*WHAT IS EXPECTED:*
Copy each line below without leaving any out.

*INFORMATION SUPPLIED:*
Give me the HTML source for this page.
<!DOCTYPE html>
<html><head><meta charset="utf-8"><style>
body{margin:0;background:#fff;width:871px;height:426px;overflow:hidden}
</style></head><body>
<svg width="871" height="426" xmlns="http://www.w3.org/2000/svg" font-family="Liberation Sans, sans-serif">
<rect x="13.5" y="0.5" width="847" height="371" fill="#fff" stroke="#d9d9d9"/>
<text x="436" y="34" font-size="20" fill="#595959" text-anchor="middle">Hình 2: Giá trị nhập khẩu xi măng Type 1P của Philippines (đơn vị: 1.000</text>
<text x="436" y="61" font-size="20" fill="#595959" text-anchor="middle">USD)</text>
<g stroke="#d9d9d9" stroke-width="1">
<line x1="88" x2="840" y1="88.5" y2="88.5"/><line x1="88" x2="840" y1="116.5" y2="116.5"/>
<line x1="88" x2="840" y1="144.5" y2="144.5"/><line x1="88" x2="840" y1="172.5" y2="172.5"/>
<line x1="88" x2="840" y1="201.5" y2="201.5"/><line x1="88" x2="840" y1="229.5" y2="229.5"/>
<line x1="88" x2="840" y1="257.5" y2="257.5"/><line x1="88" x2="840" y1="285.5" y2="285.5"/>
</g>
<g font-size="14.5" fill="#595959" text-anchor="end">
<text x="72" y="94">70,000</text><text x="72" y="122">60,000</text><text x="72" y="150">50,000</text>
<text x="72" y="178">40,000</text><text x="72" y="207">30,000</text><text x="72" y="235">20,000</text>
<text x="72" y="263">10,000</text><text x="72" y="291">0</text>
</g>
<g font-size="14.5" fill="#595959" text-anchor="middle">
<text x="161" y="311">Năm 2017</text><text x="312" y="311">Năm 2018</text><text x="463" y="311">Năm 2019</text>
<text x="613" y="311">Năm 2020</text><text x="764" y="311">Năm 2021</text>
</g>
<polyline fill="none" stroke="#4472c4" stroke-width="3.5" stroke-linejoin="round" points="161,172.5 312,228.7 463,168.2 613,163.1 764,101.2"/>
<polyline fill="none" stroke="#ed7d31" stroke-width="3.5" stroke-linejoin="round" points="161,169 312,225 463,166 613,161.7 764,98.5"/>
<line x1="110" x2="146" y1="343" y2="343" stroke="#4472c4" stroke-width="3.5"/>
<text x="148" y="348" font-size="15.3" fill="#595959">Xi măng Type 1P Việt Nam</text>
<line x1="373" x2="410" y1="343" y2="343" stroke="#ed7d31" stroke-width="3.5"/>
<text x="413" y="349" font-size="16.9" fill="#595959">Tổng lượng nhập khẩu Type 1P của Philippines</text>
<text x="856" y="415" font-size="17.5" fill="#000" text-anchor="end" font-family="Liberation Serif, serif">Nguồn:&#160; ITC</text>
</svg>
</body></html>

*TASK RESULT:*
Give me the HTML source for this page.
<!DOCTYPE html>
<html><head><meta charset="utf-8"><style>
body{margin:0;background:#fff;width:871px;height:426px;overflow:hidden}
</style></head><body>
<svg width="871" height="426" xmlns="http://www.w3.org/2000/svg" font-family="Liberation Sans, sans-serif">
<rect x="13.5" y="0.5" width="847" height="371" fill="#fff" stroke="#d9d9d9"/>
<text x="436" y="34" font-size="20" fill="#595959" text-anchor="middle">Hình 2: Giá trị nhập khẩu xi măng Type 1P của Philippines (đơn vị: 1.000</text>
<text x="436" y="61" font-size="20" fill="#595959" text-anchor="middle">USD)</text>
<g stroke="#d9d9d9" stroke-width="1">
<line x1="88" x2="840" y1="88.5" y2="88.5"/><line x1="88" x2="840" y1="116.5" y2="116.5"/>
<line x1="88" x2="840" y1="144.5" y2="144.5"/><line x1="88" x2="840" y1="172.5" y2="172.5"/>
<line x1="88" x2="840" y1="201.5" y2="201.5"/><line x1="88" x2="840" y1="229.5" y2="229.5"/>
<line x1="88" x2="840" y1="257.5" y2="257.5"/><line x1="88" x2="840" y1="285.5" y2="285.5"/>
</g>
<g font-size="14.5" fill="#595959" text-anchor="end">
<text x="72" y="94">70,000</text><text x="72" y="122">60,000</text><text x="72" y="150">50,000</text>
<text x="72" y="178">40,000</text><text x="72" y="207">30,000</text><text x="72" y="235">20,000</text>
<text x="72" y="263">10,000</text><text x="72" y="291">0</text>
</g>
<g font-size="14.5" fill="#595959" text-anchor="middle">
<text x="161" y="311">Năm 2017</text><text x="312" y="311">Năm 2018</text><text x="463" y="311">Năm 2019</text>
<text x="613" y="311">Năm 2020</text><text x="764" y="311">Năm 2021</text>
</g>
<polyline fill="none" stroke="#4472c4" stroke-width="3.5" stroke-linejoin="round" points="161,172.5 312,228.7 463,168.2 613,163.1 764,101.2"/>
<polyline fill="none" stroke="#ed7d31" stroke-width="3.5" stroke-linejoin="round" points="161,169 312,225 463,166 613,161.7 764,98.5"/>
<line x1="110" x2="146" y1="343" y2="343" stroke="#4472c4" stroke-width="3.5"/>
<text x="148" y="348" font-size="15.3" fill="#595959">Xi măng Type 1P Việt Nam</text>
<line x1="373" x2="410" y1="343" y2="343" stroke="#ed7d31" stroke-width="3.5"/>
<text x="413" y="349" font-size="16.9" fill="#595959">Tổng lượng nhập khẩu Type 1P của Philippines</text>
<text x="856" y="415" font-size="17.5" fill="#000" text-anchor="end" font-family="Liberation Serif, serif">Nguồn:&#160; ITC</text>
</svg>
</body></html>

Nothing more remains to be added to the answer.